Open Arms Breaks Ground for New Building

On September 27, Open Arms of Minnesota, a nonprofit that serves meals to people with HIV/AIDS, officially broke ground for its new building at 25th Street and Bloomington Avenue in Minneapolis. It will outgrow its present quarters, which receives about five new client requests a week, by the end of this year. By doubling its capacity, which will allow for more clients and volunteers, Open Arms hopes to increase its reach in the community.

City Council Member Gary Schiff (left) and Open Arms Executive Director Kevin Winge. Photo by Sophia Hantzes

Open Arms launched a capital campaign in May 2007 to raise about $8 million. So far, it has received $5.6 million from private contributions.

In 1986, Open Arms was founded when Bill Rowe began serving meals out of his apartment to HIV/AIDS patients. In 1996, services were expanded to include other chronic illnesses such as breast cancer, multiple sclerosis, and Lou Gehrig’s disease. Today, the organization serves 500 clients a week, and expects to deliver 250,000 meals this year.

For more on Open Arms or to donate money, visit www.openarmsmn.org.

Lynx Anosike Named 2008 NCAA Woman of the Year

Nicky Anosike. Photo by Sophia Hantzes

The NCAA announced October 19 that Minnesota Lynx forward and former University of Tennessee standout Nicky Anosike has been named 2008 NCAA Woman of the Year. She is only the second basketball player to win the award since its inception in 1991.

The award—one of NCAA’s most prestigious—was presented at the 19th annual NCAA Woman of the Year Award Dinner at the Murat Centre Egyptian Room in Indianapolis, Indiana. Her mother, Ngozi Anosike, and her head coach at Tennessee, Pat Summitt, accepted the award on Anosike’s behalf.
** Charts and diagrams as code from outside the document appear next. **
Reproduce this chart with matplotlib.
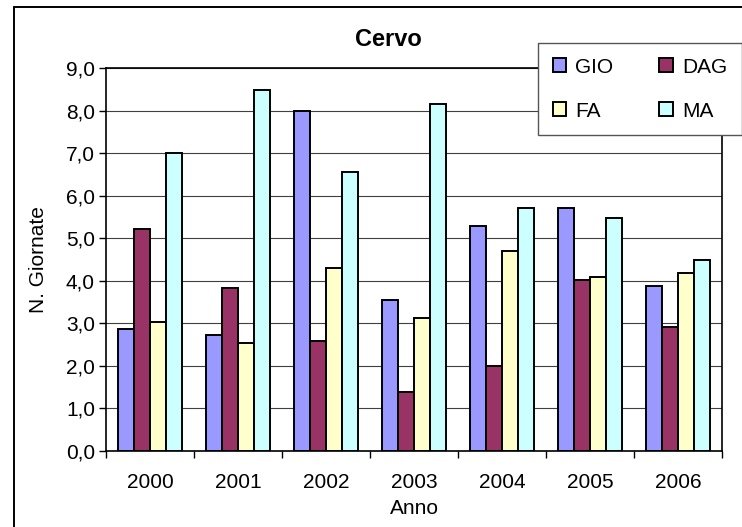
import numpy as np
import matplotlib.pyplot as plt
from matplotlib.patches import Rectangle
from matplotlib.ticker import FuncFormatter

plt.rcParams['font.family'] = ['Liberation Sans', 'DejaVu Sans']

# dati
anni = ['2000', '2001', '2002', '2003', '2004', '2005', '2006']
gio = [2.86, 2.73, 7.99, 3.55, 5.29, 5.72, 3.87]
dag = [5.21, 3.84, 2.58, 1.38, 2.0, 4.01, 2.91]
fa = [3.04, 2.54, 4.29, 3.13, 4.71, 4.10, 4.19]
ma = [7.01, 8.48, 6.55, 8.16, 5.71, 5.48, 4.48]

serie = ['GIO', 'DAG', 'FA', 'MA']
colori = ['#9999FF', '#993366', '#FFFFCC', '#CCFFFF']

fig = plt.figure(figsize=(7.42, 5.27), dpi=100)
ax = fig.add_axes([106/742, 1 - 451/527, 616/742, 383/527])

x = np.arange(len(anni))
w = 0.182
barre = []
for i, (valori, nome) in enumerate(zip([gio, dag, fa, ma], serie)):
    b = ax.bar(x + (i - 1.5) * w, valori, w, color=colori[i], edgecolor='black',
               linewidth=1.4, label=nome, zorder=3)
    barre.append(b)

ax.set_xlim(-0.5, len(anni) - 0.5)
ax.set_ylim(0, 9)
ax.set_yticks(np.arange(0, 9.1, 1))
ax.yaxis.set_major_formatter(FuncFormatter(lambda v, p: f'{v:.1f}'.replace('.', ',')))
ax.grid(axis='y', color='#404040', linewidth=0.8, zorder=0)

# tacche tra le categorie, etichette al centro
ax.set_xticks(np.arange(-0.5, len(anni), 1))
ax.set_xticklabels([])
ax.set_xticks(x, minor=True)
ax.set_xticklabels(anni, minor=True)
ax.tick_params(axis='x', which='minor', length=0, pad=16, labelsize=15)
ax.tick_params(axis='x', which='major', length=5, width=1, direction='out')
ax.tick_params(axis='y', length=5, width=1, pad=3, labelsize=15)

for s in ax.spines.values():
    s.set_linewidth(1.2)
    s.set_color('black')

ax.set_xlabel('Anno', fontsize=15, labelpad=5)
ax.set_ylabel('N. Giornate', fontsize=15, labelpad=13)
fig.text(388/742, 1 - 40/527, 'Cervo', fontsize=17, fontweight='bold',
         ha='center', va='center')

# ordine per righe: GIO DAG / FA MA
ordine = [0, 2, 1, 3]
fig.legend([barre[i] for i in ordine], [serie[i] for i in ordine],
           loc='upper left', bbox_to_anchor=(538/742, 1 - 43/527), ncol=2,
           fontsize=15, frameon=True, fancybox=False, edgecolor='#555555',
           framealpha=1, handlelength=0.65, handleheight=0.65, handletextpad=0.45,
           columnspacing=2.2, labelspacing=1.2, borderpad=0.7, borderaxespad=0)

fig.add_artist(Rectangle((14/742, -0.1), 1.2, 1.1 - 7/527, transform=fig.transFigure,
                         fill=False, edgecolor='black', linewidth=1.4))

fig.savefig('out.png', dpi=100)
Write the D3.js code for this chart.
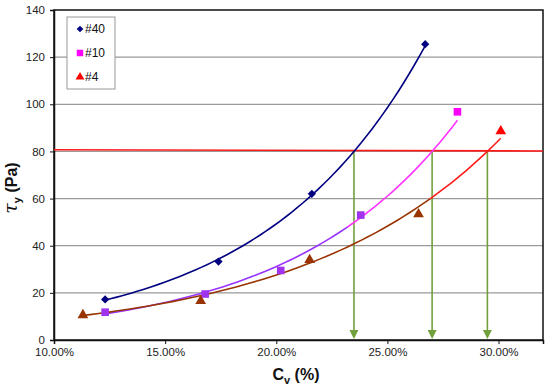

Anosike said, “I am truly honored and blessed to be selected from a great group of collegiate women athletes for this prestigious award. I thoroughly enjoyed my four years as a Lady Vol, and left Tennessee not only a more complete basketball player, but a better individual as well. To be recognized for my service and commitment to my academics, community, and basketball is very special to me. This award means a lot, and I cannot thank the NCAA, my former and current teammates, and my family enough for their support.”

The NCAA Woman of the Year Award honors senior student-athletes who have distinguished themselves throughout their collegiate careers in the areas of academic achievement, athletic excellence, service, and leadership.

Lesbian Ordained to Lutheran Ministry

Reverend Jody Barry. Photo by Sophia Hantzes

Minneapolitan Jodi Barry was ordained to the ministry of the Lutheran Church on October 25 at Grace University Lutheran Church in Minneapolis, where she has been a youth minister intern for the past year. The ordination was conducted by Extraordinary Lutheran Ministries, a national network committed to full acceptance of gay and lesbian pastors in the Lutheran Church.

The ceremony marked one of the first ordinations by the Evangelical Lutheran Church of America (ELCA) since it adopted a “refrain and restraint” policy in 2007. It instructs church leaders not to respond harshly when individual congregations or groups choose a gay or lesbian minister. Such ordinations are not recognized officially by the national church body.

Barry was quoted as saying, “Our goal has always been not to start a new church, not to leave the ELCA. A lot of people are working for full inclusion. Of course, I want that. It’s frustrating, it’s painful.”